Je me suis longtemps cherché, j’ai longtemps tâtonné, avant de savoir ce que je voulais faire de ma musique. J’avais tellement d’envies et d’idées que j’avais fini par ne plus savoir comment les présenter ou quelle image mettre dessus, tu vois ? J’ai fini par me recentrer, j’ai arrêté de penser que choisir, c’est renoncer. En fait, choisir, enfin se décider, c’est avancer. J’en avais marre d’avoir l’impression de stagner, c’était trop frustrant ! Et puis L’arrivée de Big M dans l’équipe a vraiment tout changé, il est reparti de la base pour réfléchir efficacement aux meilleures façon de me présenter et de présenter mes projets. Toute la direction artistique de “Ligne Continue”, c’est avec lui que je l’ai travaillée. Il a bon œil, il parvient à voir loin et à viser avec précision, tu vois ? Comme il est photographe, c’est lui qui s’occupe de tous mes shootings, maintenant. C’est même lui qui a signé la pochette de l’opus !
Tu as eu une année 2024 vraiment prolifique ! En plus, dans “Domino (Ligne 1)”, premier titre de la tape “Ligne Continue”, tu nous révèles avoir définitivement laissé derrière toi l’illicite : “ J’ai plus un pied dans les affaires, c’est terminé” !
Ouais, j’ai définitivement arrêté ces conneries ! Il fallait que je me concentre définitivement sur ma carrière et surtout, cette année, j’ai vécu des événements qui ont complètement chamboulé ma vie ! Par exemple, je suis devenu papa d’une petite fille…

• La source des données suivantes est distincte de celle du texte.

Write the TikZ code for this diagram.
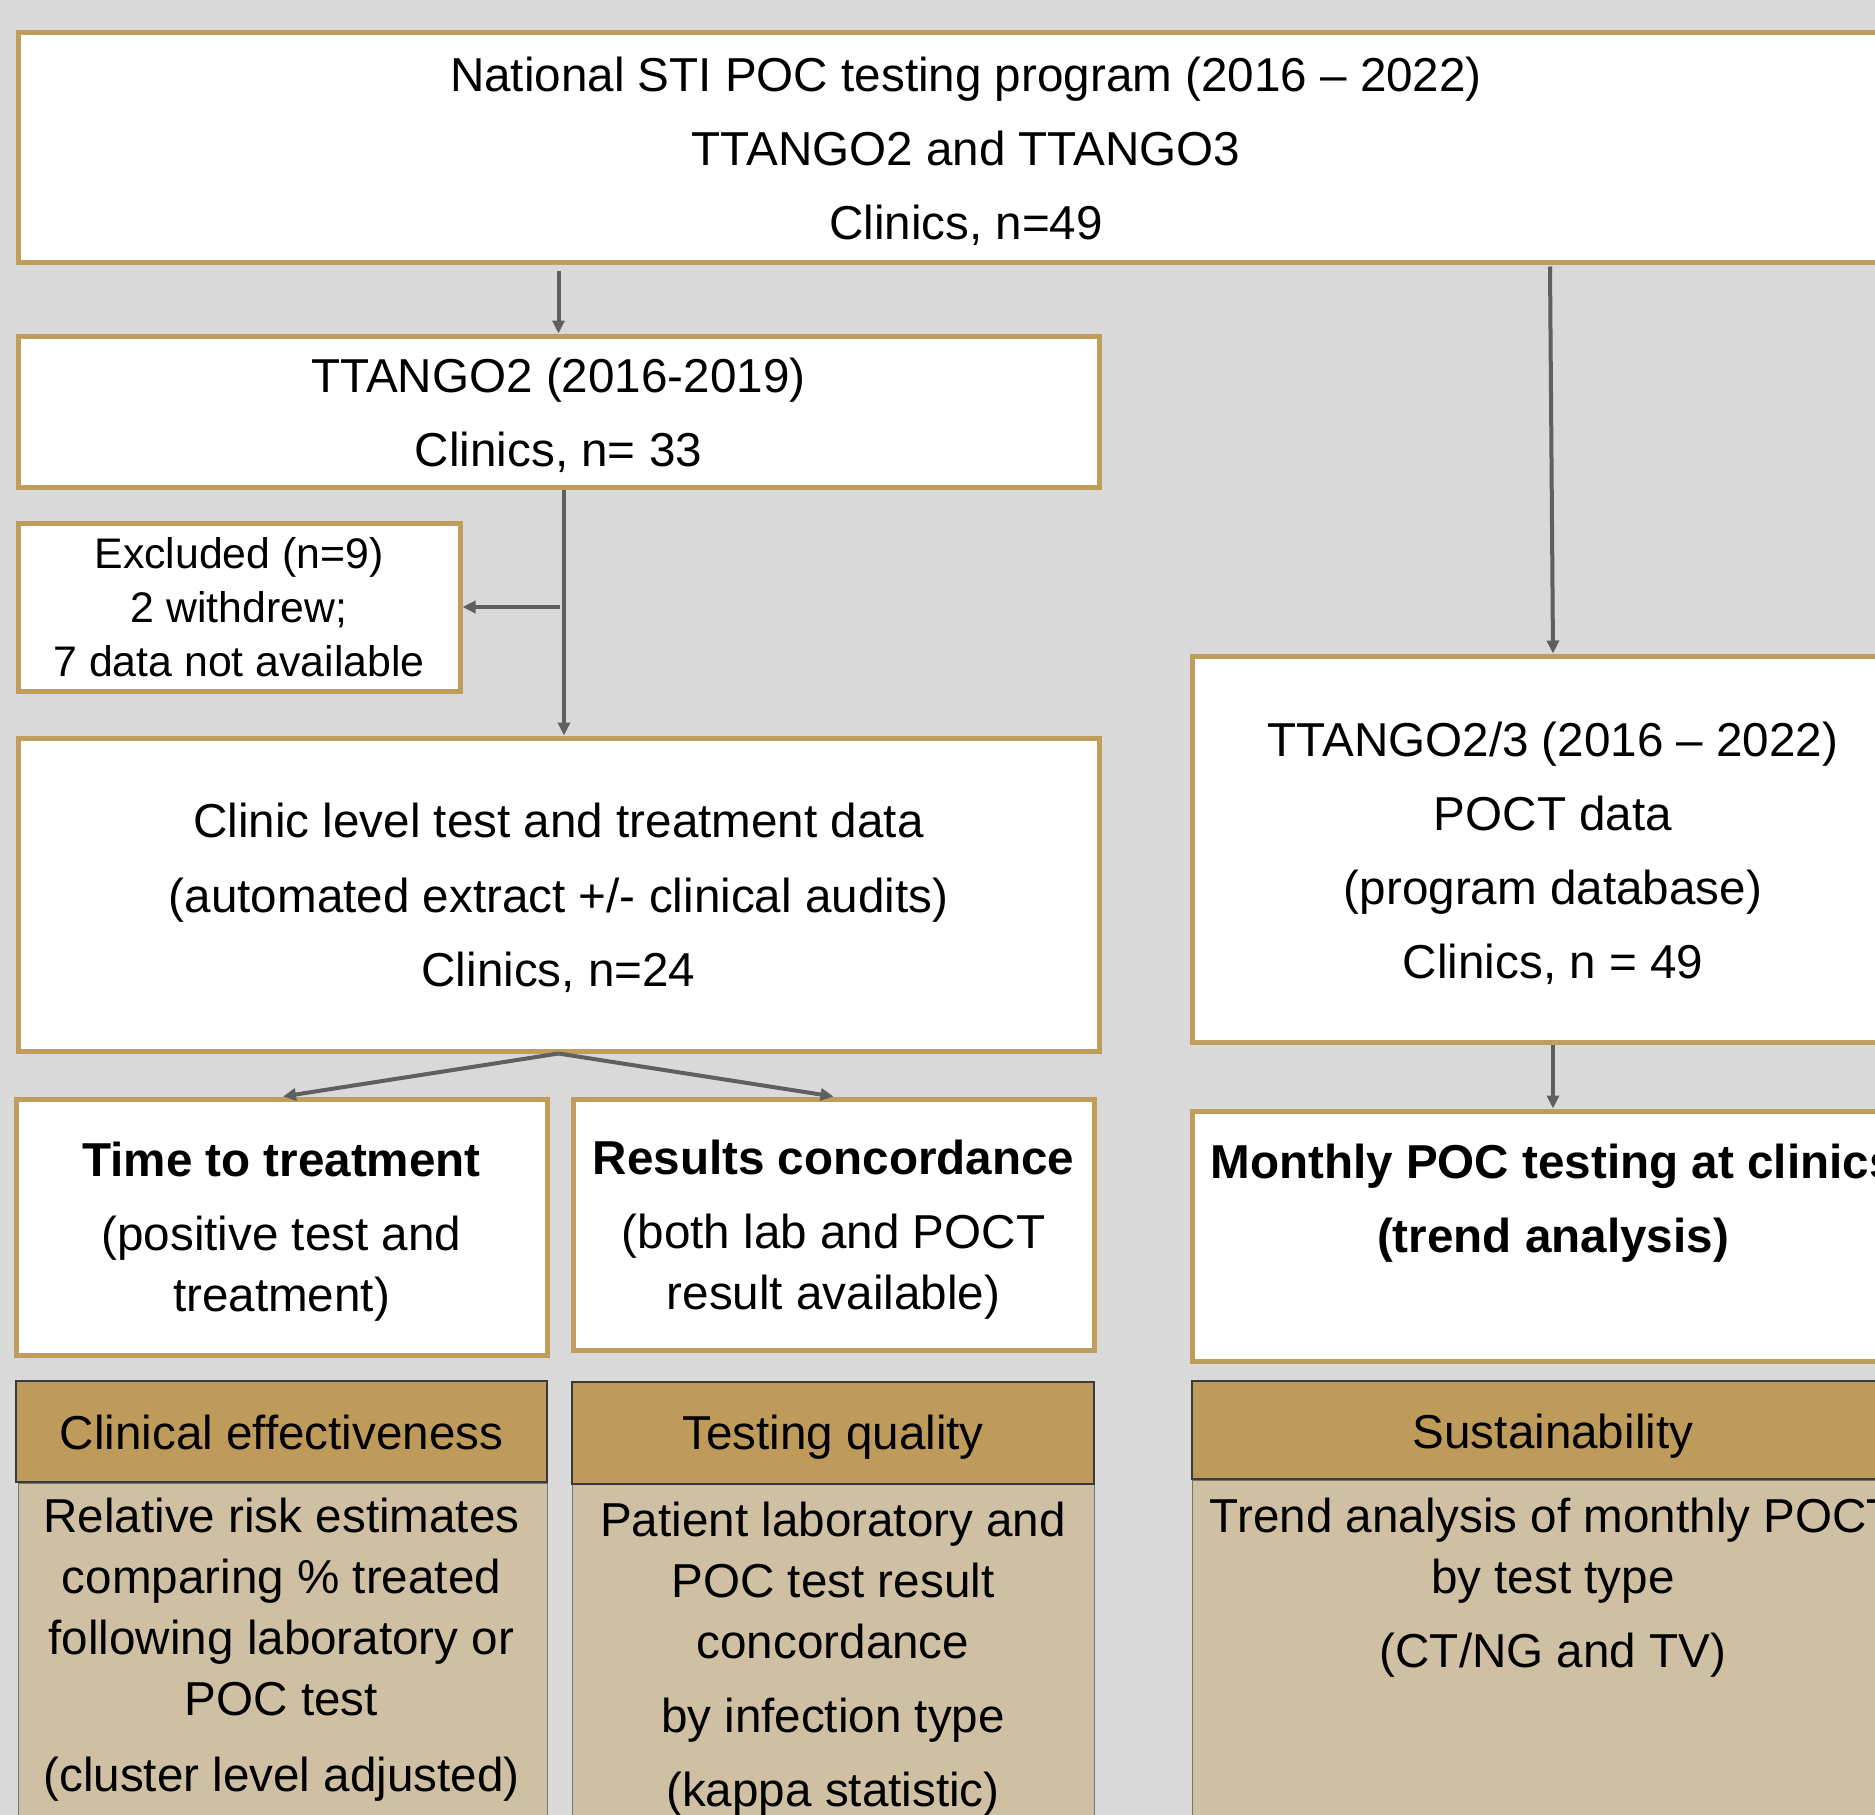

Oooh, félicitations, KRK !
Merci, c’est vraiment une bénédiction, cette petite ! Son arrivée a tout changé, elle m’a forcé à réfléchir en profondeur chacun de mes choix, puisqu’ils tournent tous autour d’elle, maintenant. Ma fille compte plus que tout, à mes yeux, elle est le centre de mon monde et je dois la préserver aussi fort que j’en suis capable. Quand je l’ai tenue pour la première fois, que je l’ai vue si fragile, je me suis rendu compte que je ne pouvais plus me permettre de mener une vie dissolue, où tout était toujours en bordel. C’est un délire, quand tu y réfléchis bien, d’élever un enfant, t’as rarement droit à l’erreur ou à la déception. Le regard qu’elle porte sur moi, celui d’une enfant sur son père, il est plein d’innocence, il est beau. Je veux le protéger à tout prix. Donc j’ai pris des décisions importantes, j’ai décidé de devenir meilleur, non plus pour moi, mais pour elle.
Avant de terminer l’interview, il faut impérativement que je te pose une question ! Ton projet s’appelle “Ligne continue”, au singulier. Pourtant, les 7 titres de ton opus sont numérotés selon des lignes de métro différentes : “Ligne 1”, “Ligne 2”, “Ligne 3”… Pourquoi ?
Attends, je suis choqué que tu aies capté ! Pour le moment tu es la première à avoir remarqué ! C’est une idée que j’ai eu au moment de faire le choix du titre de cette mixtape, donc en ayant parfaitement conscience de vouloir amorcer un tournant dans ma carrière avec. C’était aussi une période de profonde introspection, je remettais en questions toutes les décisions prises par le passé. En fait, chaque son de l’opus représente une ligne parcourue, un chemin que j’ai emprunté. On commence avec “Domino (Ligne 1)” pour arriver à destination, à la fin de “Assimi Goita (Ligne 7)”. Et j’ai décidé d’écrire le titre de l’opus au singulier parce qu’en fait…
Cette “Ligne Continue”, c’est celle que tu trouves à la fin de la “Ligne 7” ! C’est le point d’arrivée mais aussi un nouveau point de départ. Ça veut dire que tu as enfin trouvé la direction que tu veux suivre ?
Voilà, c’est ça, bien joué ! Je ne peux pas en dire plus, mais c’est ma manière d’annoncer un peu subtilement que “Ligne Continue”, ça n’était que le début. Tout ça, c’était juste l’introduction, en fait.
Ton année 2024 était bien remplie, mais c’est une année 2025 qui s’annonce encore plus chargée pour toi, j’ai l’impression ?
J’ai beaucoup de projets en préparation, que ce soit au niveau du studio ou de la scène, mais je ne peux pas trop en dire sinon je vais me faire défoncer par le manager et le producteur ! Mais vas-y, je peux déjà te dire que dans quelques semaines je vais sortir un gros featuring pour bien démarrer l’année ! Et pour la suite, tout ce que tu as besoin de savoir c’est que je compte bien tout bouffer sans laisser une seule miette.
*Le nom de la maison de disques n’apparaît pas dans l’article pour des raisons contractuelles de confidentialité.